Jersey barriers and F-shape barriers are both precast concrete traffic control products, but they have different profiles. The Jersey barrier has a steeper lower slope and a more pronounced upper taper, originally designed to redirect vehicles with minimal lift and rollover risk. The F-shape barrier has a slightly different slope geometry that was developed as a refinement of the Jersey design. Both are used in temporary work zones, but your state DOT specifications will dictate which profile is approved for specific roadway applications. When sourcing, always confirm that the barrier profile you are ordering matches the approved specification for your project jurisdiction, not just the general category of concrete barrier.
How much does it cost to rent temporary concrete barriers?
Rental pricing for temporary concrete barriers varies by provider, region, quantity, and rental duration. As an illustrative benchmark, standard Jersey or F-shape barriers typically rent in ranges from $8 to $25 per unit per month, with delivery, installation, and removal costs added separately. Large-volume orders and longer rental terms generally come with better per-unit rates. Southwest markets and Northeast markets often price differently due to local inventory levels and logistics costs. Always request an all-in quote that includes delivery, placement, any required lifting equipment, relocation if your work zone will move, and end-of-project removal. The unit rental rate alone does not reflect the true cost of a temporary barrier deployment.
What does NPCA certification mean for a concrete barrier manufacturer?
NPCA stands for National Precast Concrete Association. Manufacturers who hold NPCA plant certification have passed annual third-party audits against the association’s quality standards, which cover mix design controls, curing processes, product dimensional tolerances, and documentation practices. For buyers, NPCA certification is one of the most reliable indicators that a manufacturer’s production controls are consistent and that their products are likely to meet DOT inspection requirements. It does not automatically guarantee compliance with every state’s specific barrier specifications, but it significantly reduces the risk of receiving product that fails inspection. When evaluating providers for DOT-regulated projects, NPCA certification should be a baseline requirement, not a bonus.
When should I buy temporary concrete barriers instead of renting them?
Purchasing temporary concrete barriers makes financial sense when you have multiple projects requiring the same barrier type within a 12-month window, when your rental duration would exceed 6 to 9 months on a single project, or when you operate in a market where rental inventory is consistently tight during peak season.
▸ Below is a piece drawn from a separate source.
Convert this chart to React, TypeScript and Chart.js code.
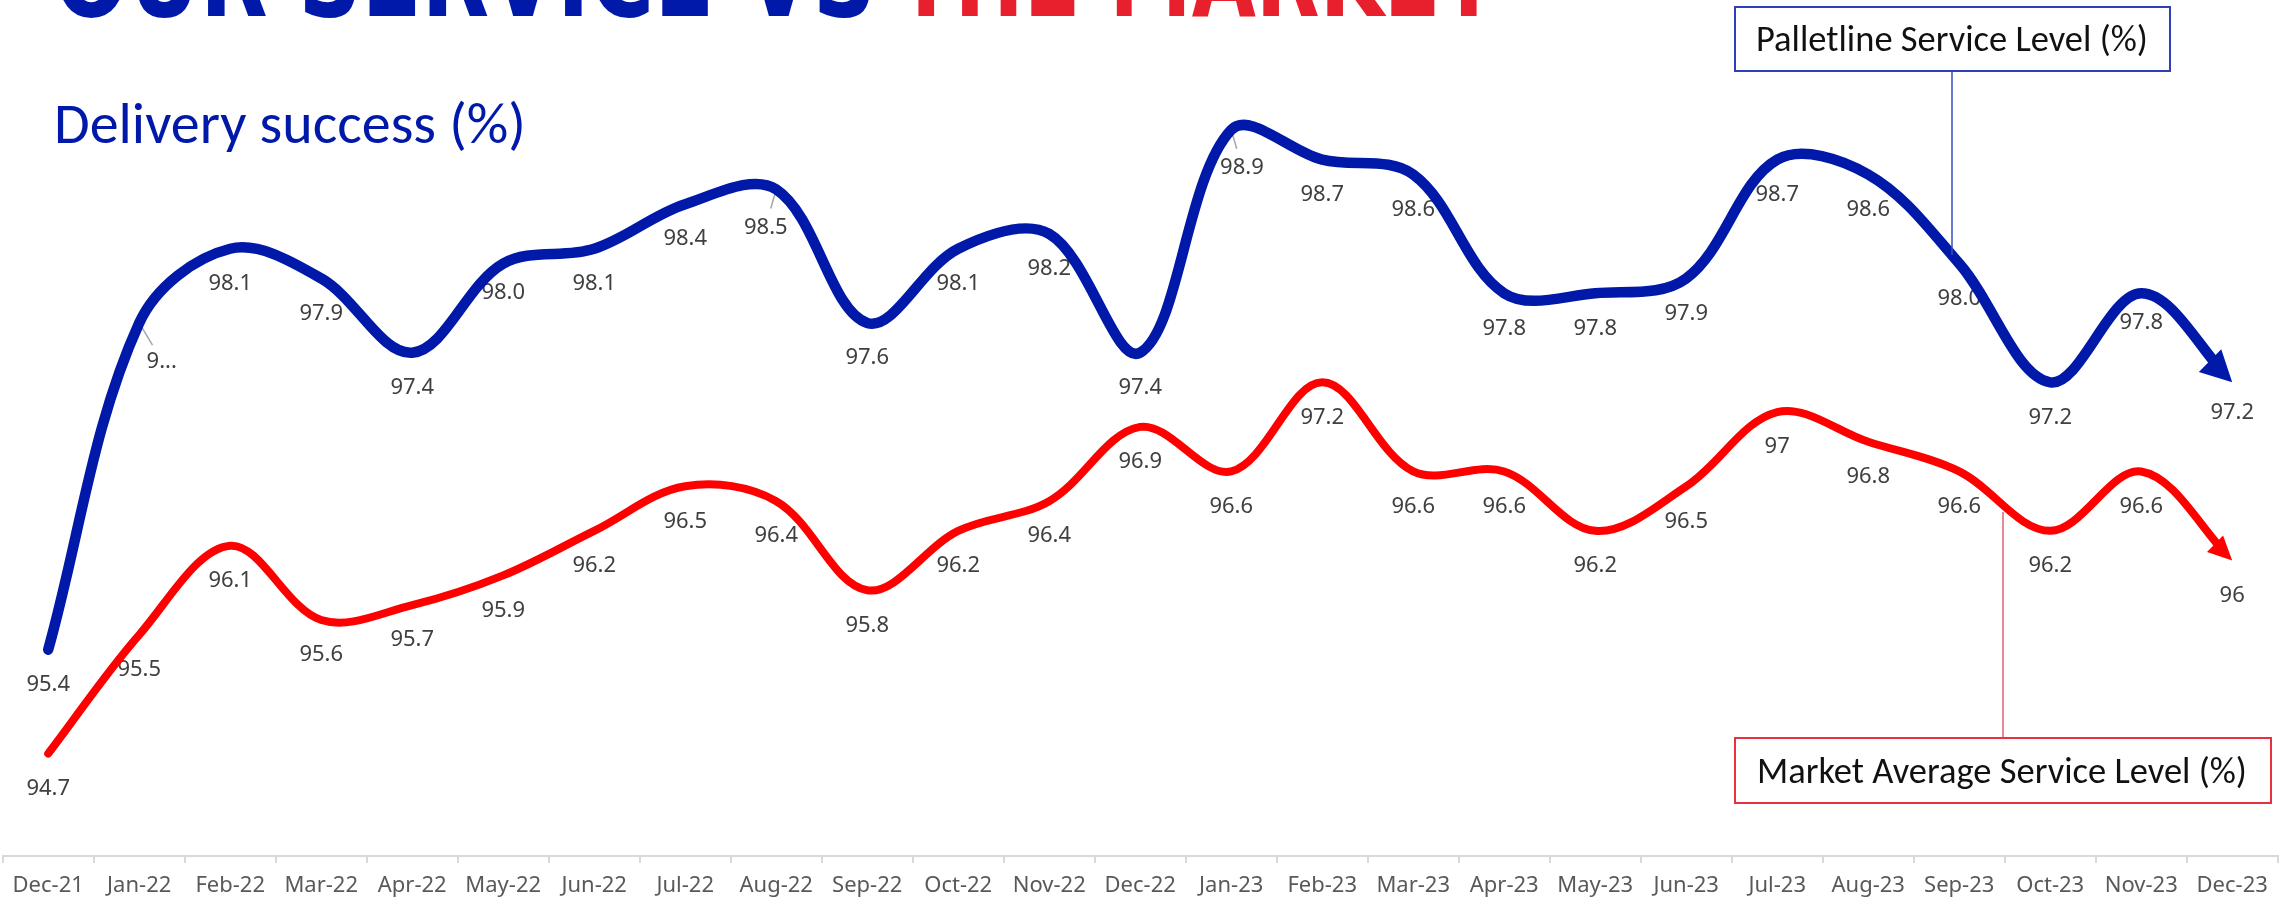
import React, { useEffect, useRef } from 'react';
import { Chart, registerables } from 'chart.js';

Chart.register(...registerables);

// ---------- DATA ----------
const months = [
  'Dec-21', 'Jan-22', 'Feb-22', 'Mar-22', 'Apr-22', 'May-22', 'Jun-22', 'Jul-22', 'Aug-22',
  'Sep-22', 'Oct-22', 'Nov-22', 'Dec-22', 'Jan-23', 'Feb-23', 'Mar-23', 'Apr-23', 'May-23',
  'Jun-23', 'Jul-23', 'Aug-23', 'Sep-23', 'Oct-23', 'Nov-23', 'Dec-23',
];

const palletlineService = [
  95.4, 97.6, 98.1, 97.9, 97.4, 98.0, 98.1, 98.4, 98.5, 97.6, 98.1, 98.2, 97.4,
  98.9, 98.7, 98.6, 97.8, 97.8, 97.9, 98.7, 98.6, 98.0, 97.2, 97.8, 97.2,
];

const marketAverage = [
  94.7, 95.5, 96.1, 95.6, 95.7, 95.9, 96.2, 96.5, 96.4, 95.8, 96.2, 96.4, 96.9,
  96.6, 97.2, 96.6, 96.6, 96.2, 96.5, 97.0, 96.8, 96.6, 96.2, 96.6, 96.0,
];

const titleLeft = 'OUR SERVICE VS';
const titleRight = 'THE MARKET';
const subtitle = 'Delivery success (%)';
const palletlineName = 'Palletline Service Level (%)';
const marketName = 'Market Average Service Level (%)';

// ---------- STYLE ----------
const BLUE = '#0019A8';
const RED = '#FF0000';
const TITLE_RED = '#E8202E';
const LABEL_COLOR = '#404040';
const LABEL_FONT = "22px 'Noto Sans', 'Open Sans', sans-serif";
const LABEL_DY = 33.5;

// manual label moves (dx, dy from point) as in the original layout
const labelMoves: Record<string, [number, number]> = {
  '0-1': [22.5, 37.7],
  '0-5': [0, 28],
  '0-8': [-10.4, 36.4],
  '0-13': [10.7, 36],
  '0-23': [0, 28],
  '0-24': [0, 29],
};
const labelText: Record<string, string> = { '0-1': '9...' };
const labelLeaders = ['0-1', '0-8', '0-13'];

const arrowStyle = [
  { len: 31, width: 32 },
  { len: 24, width: 23 },
];

function fitFont(ctx: CanvasRenderingContext2D, text: string, family: string, weight: string, width: number) {
  ctx.font = `${weight} 40px ${family}`;
  const w = ctx.measureText(text).width;
  const size = (40 * width) / w;
  ctx.font = `${weight} ${size}px ${family}`;
}

function endDirection(meta: any) {
  const pts = meta.data;
  const last = pts[pts.length - 1];
  const prev = pts[pts.length - 2];
  const cx = last.cp1x !== undefined ? last.cp1x : prev.x;
  const cy = last.cp1y !== undefined ? last.cp1y : prev.y;
  let dx = last.x - cx;
  let dy = last.y - cy;
  const d = Math.hypot(dx, dy) || 1;
  return { x: last.x, y: last.y, dx: dx / d, dy: dy / d };
}

const annotationPlugin = {
  id: 'annotationPlugin',
  beforeDatasetsDraw(chart: any) {
    const ctx: CanvasRenderingContext2D = chart.ctx;
    ctx.save();
    chart.data.datasets.forEach((ds: any, di: number) => {
      const meta = chart.getDatasetMeta(di);
      meta.data.forEach((pt: any, i: number) => {
        const key = `${di}-${i}`;
        const v = ds.data[i];
        let txt = di === 0 ? v.toFixed(1) : String(v);
        if (labelText[key]) txt = labelText[key];
        const mv = labelMoves[key] || [0, LABEL_DY];
        const lx = pt.x + mv[0];
        const ly = pt.y + mv[1];
        if (labelLeaders.includes(key)) {
          const dx = lx - pt.x;
          const dy = ly - pt.y;
          const d = Math.hypot(dx, dy);
          const ux = dx / d;
          const uy = dy / d;
          ctx.strokeStyle = '#A6A6A6';
          ctx.lineWidth = 1.5;
          ctx.beginPath();
          ctx.moveTo(pt.x + ux * 2, pt.y + uy * 2);
          ctx.lineTo(lx - ux * 18, ly - uy * 18);
          ctx.stroke();
        }
        ctx.font = LABEL_FONT;
        ctx.fillStyle = LABEL_COLOR;
        ctx.textAlign = 'center';
        ctx.textBaseline = 'alphabetic';
        ctx.fillText(txt, lx, ly + 7.8);
      });
    });
    ctx.restore();
  },
  beforeDatasetDraw(chart: any, args: any) {
    const ctx: CanvasRenderingContext2D = chart.ctx;
    const e = endDirection(args.meta);
    const st = arrowStyle[args.index];
    const bx = e.x - e.dx * (st.len - 2);
    const by = e.y - e.dy * (st.len - 2);
    const nx = -e.dy;
    const ny = e.dx;
    const B = 10000;
    ctx.save();
    ctx.beginPath();
    ctx.moveTo(bx + nx * B, by + ny * B);
    ctx.lineTo(bx - nx * B, by - ny * B);
    ctx.lineTo(bx - nx * B - e.dx * B, by - ny * B - e.dy * B);
    ctx.lineTo(bx + nx * B - e.dx * B, by + ny * B - e.dy * B);
    ctx.closePath();
    ctx.clip();
  },
  afterDatasetDraw(chart: any, args: any) {
    const ctx: CanvasRenderingContext2D = chart.ctx;
    ctx.restore();
    const e = endDirection(args.meta);
    const st = arrowStyle[args.index];
    const ds = chart.data.datasets[args.index];
    const bx = e.x - e.dx * st.len;
    const by = e.y - e.dy * st.len;
    const nx = -e.dy;
    const ny = e.dx;
    ctx.save();
    ctx.fillStyle = ds.borderColor;
    ctx.beginPath();
    ctx.moveTo(e.x, e.y);
    ctx.lineTo(bx + (nx * st.width) / 2, by + (ny * st.width) / 2);
    ctx.lineTo(bx - (nx * st.width) / 2, by - (ny * st.width) / 2);
    ctx.closePath();
    ctx.fill();
    ctx.restore();
  },
  afterDraw(chart: any) {
    const ctx: CanvasRenderingContext2D = chart.ctx;
    ctx.save();
    ctx.textAlign = 'left';
    ctx.textBaseline = 'alphabetic';

    // Title (mostly cut off at the top)
    const tFam = "'Liberation Sans Narrow', 'DejaVu Sans Condensed', sans-serif";
    const drawStretched = (text: string, x: number, w: number, color: string) => {
      ctx.font = `bold 115px ${tFam}`;
      const mw = ctx.measureText(text).width;
      ctx.save();
      ctx.translate(x, 15.5);
      ctx.scale(w / mw, 1);
      ctx.fillStyle = color;
      ctx.fillText(text, 0, 0);
      ctx.restore();
    };
    drawStretched(titleLeft, 54, 822, BLUE);
    drawStretched(titleRight, 898, 599, TITLE_RED);

    // Subtitle
    const sFam = "Carlito, Lato, 'Open Sans', sans-serif";
    fitFont(ctx, subtitle, sFam, 'normal', 472);
    ctx.fillStyle = BLUE;
    ctx.fillText(subtitle, 54, 143);

    // Palletline box
    ctx.fillStyle = '#FFFFFF';
    ctx.fillRect(1735, 7, 435, 64);
    ctx.strokeStyle = '#2E40B4';
    ctx.lineWidth = 2;
    ctx.strokeRect(1735, 7, 435, 64);
    ctx.strokeStyle = '#3A4CC0';
    ctx.lineWidth = 1.5;
    ctx.beginPath();
    ctx.moveTo(1952, 72);
    ctx.lineTo(1952, 255);
    ctx.stroke();
    fitFont(ctx, palletlineName, sFam, 'normal', 392);
    ctx.fillStyle = '#111111';
    ctx.fillText(palletlineName, 1756, 51);

    // Market box
    ctx.fillStyle = '#FFFFFF';
    ctx.fillRect(1735, 738, 536, 65);
    ctx.strokeStyle = '#E83040';
    ctx.lineWidth = 2;
    ctx.strokeRect(1735, 738, 536, 65);
    ctx.strokeStyle = '#E06070';
    ctx.lineWidth = 1.5;
    ctx.beginPath();
    ctx.moveTo(2003, 737);
    ctx.lineTo(2003, 512);
    ctx.stroke();
    fitFont(ctx, marketName, sFam, 'normal', 490);
    ctx.fillStyle = '#111111';
    ctx.fillText(marketName, 1757, 783);

    ctx.restore();
  },
};

export default function App() {
  const canvasRef = useRef<HTMLCanvasElement | null>(null);

  useEffect(() => {
    const canvas = canvasRef.current;
    if (!canvas) return;
    const chart = new Chart(canvas, {
      type: 'line',
      data: {
        labels: months,
        datasets: [
          {
            label: palletlineName,
            data: palletlineService,
            borderColor: BLUE,
            backgroundColor: BLUE,
            borderWidth: 10.5,
            pointRadius: 0,
            tension: 0.35,
            borderCapStyle: 'round',
            borderJoinStyle: 'round',
            clip: false as any,
            fill: false,
          },
          {
            label: marketName,
            data: marketAverage,
            borderColor: RED,
            backgroundColor: RED,
            borderWidth: 8,
            pointRadius: 0,
            tension: 0.35,
            borderCapStyle: 'round',
            borderJoinStyle: 'round',
            clip: false as any,
            fill: false,
          },
        ],
      },
      options: {
        responsive: false,
        maintainAspectRatio: false,
        devicePixelRatio: 1,
        animation: false,
        layout: { padding: { left: 2.7, right: 12.3, top: 0, bottom: 0 } },
        plugins: {
          legend: { display: false },
          tooltip: { enabled: false },
          title: { display: false },
        },
        scales: {
          x: {
            type: 'category',
            offset: true,
            grid: {
              display: true,
              offset: true,
              drawOnChartArea: false,
              drawTicks: true,
              tickLength: 7,
              color: '#D9D9D9',
              lineWidth: 2,
            },
            border: { display: true, color: '#D9D9D9', width: 2 },
            ticks: {
              color: '#595959',
              font: { family: "'Noto Sans', 'Open Sans', sans-serif", size: 22 },
              padding: 10,
              maxRotation: 0,
              autoSkip: false,
            },
            afterFit: (scale: any) => {
              scale.height = 44;
            },
          },
          y: {
            display: false,
            min: 94.0104,
            max: 99.775,
          },
        },
      },
      plugins: [annotationPlugin],
    });
    return () => chart.destroy();
  }, []);

  return (
    <div style={{ position: 'absolute', left: 0, top: 0, width: 2290, height: 900, background: '#FFFFFF' }}>
      <canvas ref={canvasRef} width={2290} height={900} style={{ display: 'block', width: 2290, height: 900 }} />
    </div>
  );
}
Ownership also makes sense for facility operators who need permanent or semi-permanent perimeter protection rather than true temporary work zone applications. The counterargument is storage: concrete barriers are heavy, require significant yard space, and need certified equipment to move. If you do not have the yard and the equipment, the total cost of ownership often exceeds the long-term rental cost when storage and handling are factored in honestly.
What equipment is needed to place temporary concrete barriers on site?
Temporary concrete barriers weigh between 3,400 and 5,400 lbs per unit depending on size and design. Placing them safely requires either a dedicated barrier lift attachment on a telehandler or crane, or a specialized barrier-setting machine. Standard forks on a forklift are not sufficient for most barrier profiles without purpose-built lifting attachments. Some providers, including Bohlmann, design forklift knockouts into their barrier units specifically to make repositioning easier with standard equipment. Before your delivery date, confirm what lifting equipment your provider includes or recommends, and verify that you have the right equipment on site or that your provider is supplying it as part of the service. Discovering this gap on delivery day creates delays and safety risks that are entirely avoidable.